Beautiful pictures, thanks for sharing.


----------



## Thalia the Muse (Jan 20, 2010)

Gorgeous! The mantis picture, especially, is stunning.


----------



## MAGreen (Jan 5, 2009)

On they way back to the car, we took a little side trail. It was really nice and I got some great pictures of the foliage. It had been raining on and off for the last couple of days and as I was heading down a little slope, I was trying to focus the camera on some bamboo shoots, and slipped in the mud! I ended up with a fuzzy picture of the sky and a bruised butt! Not to mention I was covered in mud!

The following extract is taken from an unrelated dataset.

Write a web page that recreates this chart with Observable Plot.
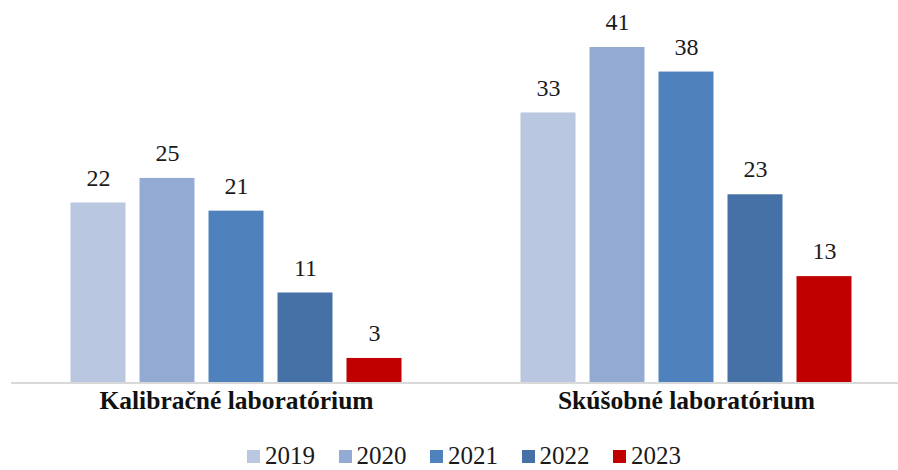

Luckily my camera survived without a scratch!


----------



## drenee (Nov 11, 2008)

Your pictures are amazing.  Thank you so much for giving us a bit of spring in the middle of our long winter.
deb


----------



## BrassMan (Dec 8, 2008)

Outstanding!


----------



## loca (Jan 3, 2010)

Thanks for the pics, a little flower is what I needed.


----------



## Toronto_LV (Apr 14, 2010)

absolutely gorgeous...


----------



## bluefrog (Apr 6, 2010)

These are beautiful. Thanks for sharing.


----------